A tale of two studies

By AFT President Randi Weingarten

From the earliest days of teacher preparation programs, higher education institutions have been building pathways for entry to the teaching profession, often with insufficient resources and reduced status on campus—a particularly acute problem at historically black- and Hispanic-serving institutions.

The problems with teacher education programs have been evident for years, but little has been done to rectify them and ensure these programs are able to produce high-quality teachers for every child. Two reports released today aim to shed light on the problems of and potential solutions for our country's struggling teacher preparation system—but these reports also provide an opportunity to reflect on the radically different approaches that underlie current approaches to this work.

The National Council on Teacher Quality (NCTQ) report Easy A's and What's Behind Them purports to answer the questions of whether teacher candidates are graded too easily and whether their course work is rigorous enough. Using data from 500 higher education institutions, NCTQ finds that grading standards for teacher candidates are lower than for students in other majors, and that their course work fails to develop the critical skills and knowledge new teachers need. This is nothing that previous research has not shown, and it reveals how NCTQ has come to make such vague and weak recommendations around common standards of excellence and ensuring assignments are "criterion-referenced."

In contrast, the AFT and our members have, for more than a decade, called for specific improvements to teacher preparation programs so that these programs can provide new teachers with the real-world skills and knowledge necessary to help the broad and diverse spectrum of students they'll teach. While NCTQ employs a strategy to embarrass and shame (and the U.S. Department of Education continues its unproductive fixation on test scores), Urban Teacher Residency United (UTRU) has focused on the same strategy of "move forward and improve" as we did in our 2012 report Raising the Bar.

UTRU works to develop, support and sustain a network of teacher residency programs across the nation. Teacher residencies, modeled after medical residencies that prepare aspiring physicians through intense clinical practice and expert instruction and supervision, prepare aspiring teachers through a rigorous yearlong classroom apprenticeship and an aligned sequence of course work at a local university. Research demonstrates that such teacher residency programs not only reduce teacher attrition, which saves districts money on hiring and professional development, but also produce first-year teachers who lead students to higher levels of performance.

In its new report, Building Effective Teacher Residencies, UTRU reveals the most important practices of successful teacher residencies by taking a close look at two existing programs, the Aspire Teacher Residency program in California and the Denver Teacher Residency program.

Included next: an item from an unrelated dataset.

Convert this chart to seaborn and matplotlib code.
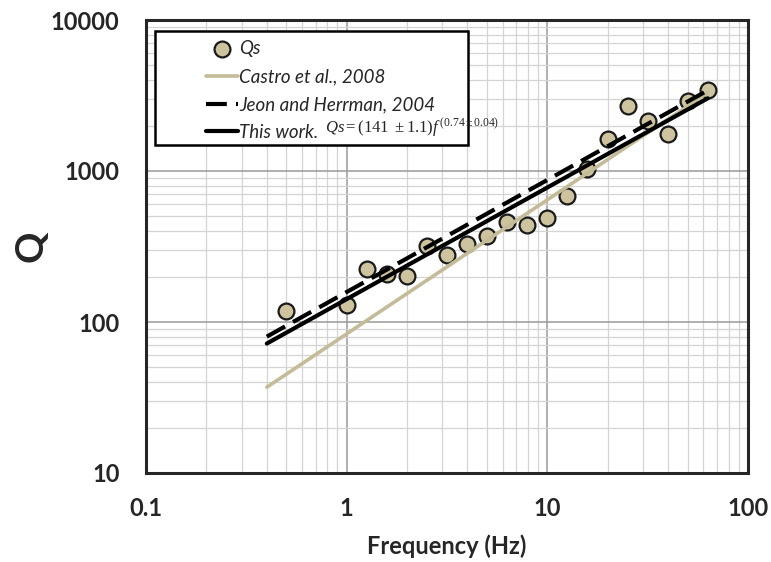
import numpy as np
import pandas as pd
import matplotlib
matplotlib.use('Agg')
import matplotlib.pyplot as plt
import seaborn as sns
from matplotlib.patches import Rectangle
from matplotlib.ticker import LogLocator, FixedLocator, FixedFormatter, NullFormatter

# Qs observations
freq = [0.5, 1.0, 1.26, 1.58, 2.0, 2.51, 3.16, 3.98, 5.01, 6.31,
        7.94, 10.0, 12.6, 15.8, 20.0, 25.1, 31.6, 39.8, 50.1, 63.1]
qs = [119, 130, 225, 208, 203, 320, 279, 328, 372, 462,
      440, 492, 678, 1028, 1630, 2680, 2130, 1770, 2920, 3430]

# model lines (end points)
castro_f = [0.4, 63]
castro_q = [37, 3300]
jeon_f = [0.4, 63]
jeon_q = [80, 3420]
this_f = [0.4, 63]
this_q = [72, 3030]

df = pd.DataFrame({'f': freq, 'Q': qs})

sns.set_style('white')
plt.rcParams['font.family'] = ['Lato', 'DejaVu Sans']
plt.rcParams['mathtext.fontset'] = 'custom'
plt.rcParams['mathtext.rm'] = 'Liberation Serif'
plt.rcParams['mathtext.it'] = 'Liberation Serif:italic'

W, H = 771, 562
fig = plt.figure(figsize=(W / 100, H / 100), dpi=100)
ax = fig.add_axes([146 / W, 1 - 473 / H, 602 / W, 453 / H])
ax.set_xscale('log')
ax.set_yscale('log')
ax.set_xlim(0.1, 100)
ax.set_ylim(10, 10000)

sns.scatterplot(data=df, x='f', y='Q', ax=ax, s=130, color='#cdc49f',
                edgecolor='#1a1a1a', linewidth=1.6, zorder=3, label='Qs')
sns.lineplot(x=castro_f, y=castro_q, ax=ax, color='#c4bc98', lw=2.6,
             zorder=4, label='Castro et al., 2008')
sns.lineplot(x=jeon_f, y=jeon_q, ax=ax, color='black', lw=3,
             zorder=4, label='Jeon and Herrman, 2004')
ax.lines[-1].set_dashes((5, 2.2))
sns.lineplot(x=this_f, y=this_q, ax=ax, color='black', lw=3,
             zorder=4, label='This work.')

# grid
ax.xaxis.set_minor_locator(LogLocator(base=10, subs=np.arange(2, 10)))
ax.yaxis.set_minor_locator(LogLocator(base=10, subs=np.arange(2, 10)))
ax.xaxis.set_minor_formatter(NullFormatter())
ax.yaxis.set_minor_formatter(NullFormatter())
ax.xaxis.set_major_locator(FixedLocator([0.1, 1, 10, 100]))
ax.xaxis.set_major_formatter(FixedFormatter(['0.1', '1', '10', '100']))
ax.yaxis.set_major_locator(FixedLocator([10, 100, 1000, 10000]))
ax.yaxis.set_major_formatter(FixedFormatter(['10', '100', '1000', '10000']))
ax.grid(which='major', color='#9a9a9a', lw=1.1, zorder=0)
ax.grid(which='minor', color='#d4d4d4', lw=0.9, zorder=0)
ax.set_axisbelow(True)
ax.tick_params(which='both', length=0, labelsize=17)
ax.tick_params(axis='y', pad=19)
ax.tick_params(axis='x', pad=17)
for lab in ax.get_xticklabels() + ax.get_yticklabels():
    lab.set_fontweight('bold')
for sp in ax.spines.values():
    sp.set_visible(True)
    sp.set_color('#262626')
    sp.set_linewidth(2.2)

ax.set_xlabel('Frequency (Hz)', fontsize=17, fontweight='bold', labelpad=11)
ax.set_ylabel('Q', fontsize=28, fontweight='bold', labelpad=2)

# legend box like the original
box = Rectangle((155 / W, 1 - 145 / H), 313 / W, 114 / H,
                transform=fig.transFigure, facecolor='white',
                edgecolor='black', lw=1.8, zorder=9, clip_on=False)
ax.add_patch(box)
leg = ax.legend(loc='upper left', bbox_to_anchor=(197 / W, 1 - 31 / H),
                bbox_transform=fig.transFigure, frameon=False, borderpad=0,
                prop={'style': 'italic', 'size': 13.5}, handlelength=1.7,
                handletextpad=0.05, labelspacing=0.58)
leg.set_zorder(10)

# formula next to the last legend entry, cut off by the box like the original
txt = leg.get_texts()[-1]
fig.canvas.draw()
bb = txt.get_window_extent().transformed(fig.transFigure.inverted())
formula = ax.text(bb.x1 + 0.008, bb.y0 + 0.004,
                  r'$Qs=(141\ \pm1.1)f^{\,(0.74\pm0.04)}$',
                  transform=fig.transFigure, fontsize=12, zorder=11,
                  va='bottom', ha='left')
formula.set_clip_path(box)

fig.savefig('out.png', dpi=100)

These programs offer:

  • A selection process for residents and mentors that assesses them not only on characteristics known to produce strong outcomes for students, such as perseverance, but also on their ability to accept constructive criticism, or "coachability."
  • Course work for residents and mentors that is aligned with district standards and can be immediately applied in the classroom.
  • A structure for providing residents with effective coaching and feedback as they learn to teach.
  • An evaluation system that focuses on continual improvement—for residents, mentors and the residency program itself.

They also host school systems with the same values and practices as the residency programs: a collaborative culture, clear teach¬er effectiveness rubrics, alignment between destination and learning, and a commitment to professional growth.

We owe it to new teachers to help prepare them for our profession—and that means providing robust course work and a high-quality clinical experience. While the National Council on Teacher Quality seems to have expended much to survey and rank schools, it offers little guidance on how to actually help preparation programs improve, while the opposite is true of Urban Teacher Residency United. The examples provided by UTRU combine what we know about best practices to support new teachers, such as mentoring and rigorous course work. The addition of clinical, hands-on experiences will strengthen teachers' skills and knowledge in preparation for the diverse needs of future students.

Although these residency and clinical practices may be time-consuming and resource-intensive, we can learn a lot from the work going on in these teacher residency sites to strengthen and improve teacher preparation. The question is: Having learned these lessons, how can we make this the norm, not the exception, and the basis of policy?